Так вот оно что, Нина была калекой! Все тридцать лет, все эти долгие тридцать лет она прожила, опираясь на палку, перемогаясь. И ни строчки ему, так велика была ее обида. Обида или гордость?
Он бросил ее тогда, задвинув носилки в самолет. А он тогда считал себя чуть ли не героем. Откопал, пронес через весь город, который был охвачен пожарами, в котором нечем было дышать от поднявшейся пыли.
Он бросил и этот город, где нет ни единого дома, который возможно было бы узнать. Только деревья, иные из них, были из той поры. Но эти деревья не сохранились в памяти.
Чужой город, даже враждебный ему, укоряющий его, но и не чужой, если укоряет, если связи с прошлым не оборвались. Кто ему Таня? Тогда, незадолго до землетрясения, они с Ниной даже собирались пожениться. Друзья знали об их близости, торопили их принять решение. Друзьям виделась роскошная свадьба на всю киностудию – и конечно же во дворе киностудии, у фонтана и чтобы были зажжены все диги и пятисотки, словом, все павильонные киносолнца. Друзья любят справлять свадьбы своих друзей. Но он медлил, а она не торопила. Он был на этой студии всего лишь дипломником и не собирался оставаться здесь. Она же приехала сюда надолго, по распределению, окончив Ленинградский институт киноинженеров. И она была старше его на год, хотя на самом-то деле они были ровесниками. И манила, окликала, звала домой Москва. Он медлил, она не торопила. Пожалуй, все-таки она была старше его не на год согласно паспорту, а на верный десяток лет, потому что у нее за плечами был опыт блокадного Ленинграда. Его тяжкий мужской опыт войны мало чего стоил с ее блокадным опытом. Так все у них и тянулось до тех одиннадцати секунд в ночь с 5 на 6 октября сорок восьмого года, в которые не стало Ашхабада и судьбы всех его жителей сотряслись и смешались.
В Москве за годом год Лосев забывал Ашхабад, да не забыл, оказывается. Память была все время готова устремиться в юность, в этот зной и запах пустыни, в нешуточный мир города, воистину стоящего на краю земли. Но, вспоминая, все время что-то вспоминая, Лосев сейчас ничего не находил на улицах, что могло бы поддержать его память. Он шел незнакомым городом.
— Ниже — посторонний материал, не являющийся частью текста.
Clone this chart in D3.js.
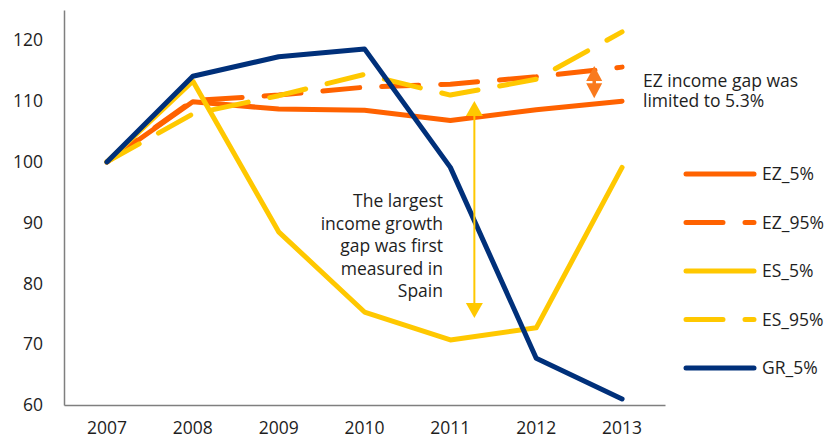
<!DOCTYPE html>
<html>
<head>
<meta charset="utf-8">
<script src="https://cdn.jsdelivr.net/npm/d3@7"></script>
<style>
  html, body { margin: 0; padding: 0; background: #fff; }
  svg text { font-family: "Open Sans", sans-serif; fill: #1e1e1e; }
</style>
</head>
<body>
<svg id="chart" width="835" height="441"></svg>
<script>
// Income index (2007 = 100) by income percentile
const years = ["2007", "2008", "2009", "2010", "2011", "2012", "2013"];
const ez5  = [100, 109.9, 108.7, 108.5, 106.8, 108.6, 110.0];
const ez95 = [100, 110.1, 111.0, 112.3, 112.8, 114.0, 115.6];
const es5  = [100, 113.3, 88.5, 75.3, 70.7, 72.7, 99.1];
const es95 = [100, 107.9, 110.9, 114.4, 111.0, 113.6, 121.4];
const gr5  = [100, 114.1, 117.3, 118.6, 99.1, 67.7, 61.0];
const yTicks = [60, 70, 80, 90, 100, 110, 120];

const seriesNames = ["EZ_5%", "EZ_95%", "ES_5%", "ES_95%", "GR_5%"];
const seriesValues = [ez5, ez95, es5, es95, gr5];
const seriesColors = ["#ff6200", "#ff6200", "#ffc800", "#ffc800", "#00307a"];
const seriesDashed = [false, true, false, true, false];

const fontSize = "17.5px";
const svg = d3.select("#chart");
const plotLeft = 64, plotRight = 665, plotTop = 10, plotBottom = 405;

const x = d3.scaleBand().domain(years).range([plotLeft, plotRight]).padding(0);
const cx = d => x(d) + x.bandwidth() / 2;
const y = d3.scaleLinear().domain([60, 125]).range([plotBottom, plotTop]);

// Axes
const yAxis = d3.axisLeft(y).tickValues(yTicks).tickSize(0).tickPadding(21);
const gy = svg.append("g").attr("transform", `translate(${plotLeft},0)`).call(yAxis);
gy.select(".domain").attr("stroke", "#7f7f7f").attr("stroke-width", 1.5);
gy.selectAll("text").style("font-size", fontSize);

const xAxis = d3.axisBottom(x).tickSize(0).tickPadding(17);
const gx = svg.append("g").attr("transform", `translate(0,${plotBottom})`).call(xAxis);
gx.select(".domain").attr("stroke", "#7f7f7f").attr("stroke-width", 1.5);
gx.selectAll("text").style("font-size", fontSize);

// Lines
const line = d3.line().x((d, i) => cx(years[i])).y(d => y(d));
const dash = "37,22";

seriesValues.forEach((vals, k) => {
  svg.append("path")
    .datum(vals)
    .attr("d", line)
    .attr("fill", "none")
    .attr("stroke", seriesColors[k])
    .attr("stroke-width", 5)
    .attr("stroke-linecap", "round")
    .attr("stroke-linejoin", "round")
    .attr("stroke-dasharray", seriesDashed[k] ? dash : null);
});

// Legend
const legend = svg.append("g");
seriesNames.forEach((name, k) => {
  const ly = 174 + k * 48.5;
  legend.append("line")
    .attr("x1", 686).attr("x2", 754).attr("y1", ly).attr("y2", ly)
    .attr("stroke", seriesColors[k])
    .attr("stroke-width", 5)
    .attr("stroke-linecap", "round")
    .attr("stroke-dasharray", seriesDashed[k] ? dash : null);
  legend.append("text")
    .attr("x", 762).attr("y", ly).attr("dy", "0.35em")
    .style("font-size", fontSize)
    .text(name);
});

// Double-headed arrow helper
function doubleArrow(xPos, y1, y2, color, width, headW, headH) {
  const g = svg.append("g");
  g.append("line")
    .attr("x1", xPos).attr("x2", xPos)
    .attr("y1", y1 + headH - 1).attr("y2", y2 - headH + 1)
    .attr("stroke", color).attr("stroke-width", width);
  g.append("path")
    .attr("d", `M${xPos},${y1} L${xPos - headW / 2},${y1 + headH} L${xPos + headW / 2},${y1 + headH} Z`)
    .attr("fill", color);
  g.append("path")
    .attr("d", `M${xPos},${y2} L${xPos - headW / 2},${y2 - headH} L${xPos + headW / 2},${y2 - headH} Z`)
    .attr("fill", color);
}

// Spain gap arrow: between ES_95% and ES_5% just after 2011
const xs = cx("2011") + 24;
doubleArrow(xs, y(es95[4]) + 6, y(es5[4]) - 22, "#ffc800", 2, 17, 15);

// EZ gap arrow: between EZ_95% and EZ_5% in 2013
const xe = cx("2012") + 58;
doubleArrow(xe, y(ez95[6]) - 1, y(ez5[6]) - 3, "#f97a1e", 3.5, 16, 15);

// Annotations
const note1 = ["The largest", "income growth", "gap was first", "measured in", "Spain"];
const t1 = svg.append("text").attr("text-anchor", "end").style("font-size", fontSize);
note1.forEach((s, i) => {
  t1.append("tspan").attr("x", 443).attr("y", 201 + i * 22.5).attr("dy", "0.35em").text(s);
});

const note2 = ["EZ income gap was", "limited to 5.3%"];
const t2 = svg.append("text").attr("text-anchor", "start").style("font-size", fontSize);
note2.forEach((s, i) => {
  t2.append("tspan").attr("x", 643).attr("y", 81 + i * 20).attr("dy", "0.35em").text(s);
});
</script>
</body>
</html>
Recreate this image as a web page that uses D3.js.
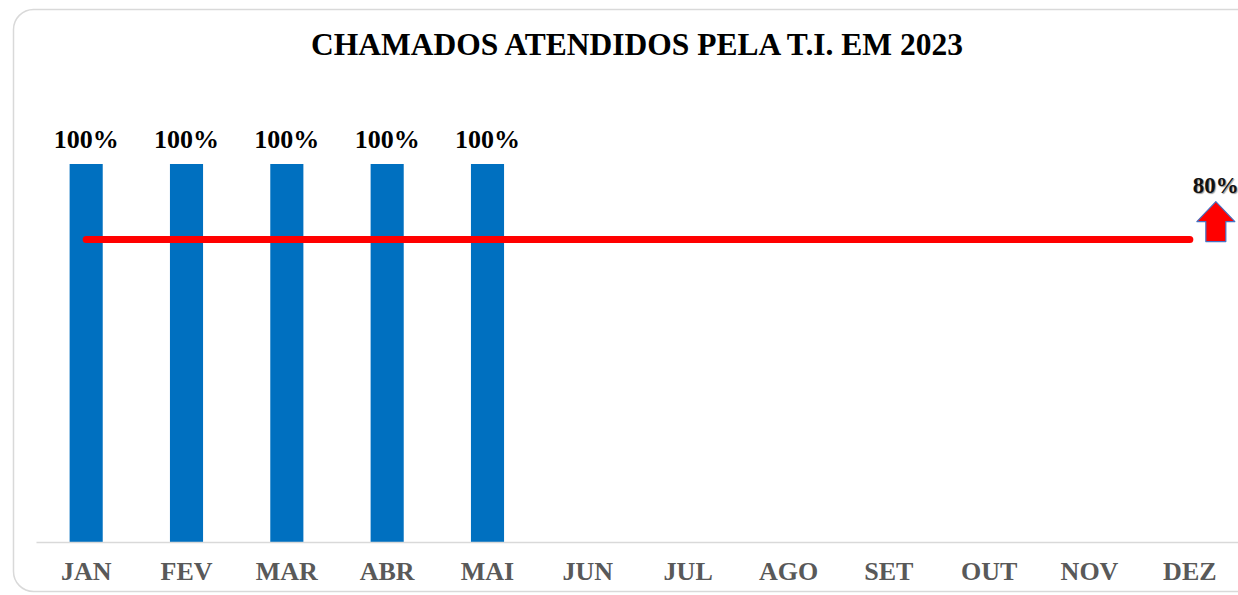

Старый город как бы рухнул в памяти, но зато вспыхнули в памяти пятна мглы и пятна пожаров той ночи, когда Ашхабад действительно рухнул и рассыпался.
Лосев шел, чуть не бежал, и ему казалось, что за деревьями нет стен, а вспышки огней в витринах казались огоньками начинающихся пожаров. И трудно, как тогда, было дышать, болело сердце. Мысли путались, Он был сейчас и в тогдашнем и в сегодняшнем. Он понимал, что ему душно, что сердце болит, потому что еще не обвык после полета, но он понимал, что сердце болит и дышать ему нечем потому, что открывалось глазам прошлое, что прошлое задает ему сейчас невыносимо трудные вопросы.
Он никуда не сворачивал с проспекта Свободы, которому не было конца. Он держался этого проспекта, потому что тот был прям и потому что помнился таким, хотя ни одного на нем не осталось знакомого дома.
Неожиданно Лосев вышел к знакомому дому. Знакомому по фотографиям, по кинохронике последних лет. То было залитое огнями здание гостиницы, на котором светилась неоновая надпись: «Отель «Ашхабад».
Лосев знал об этом отеле, как и о здании городской библиотеки, за которую архитектор получил Государственную премию, как и о здании Управления Каракумского канала,– знал, поскольку следил за судьбой Ашхабада, прочитывал в газетах все заметки о нем, смотрел о нем кинохронику. Но все это было знанием из нового времени и разглядыванием издалека. Сейчас память ввела его в былое, а сам он снова был здесь, на этой земле. Спешил куда-то, оглядывался зачем-то, недоумевал, надеялся, путался в мыслях. И болело сердце, все время болело сердце.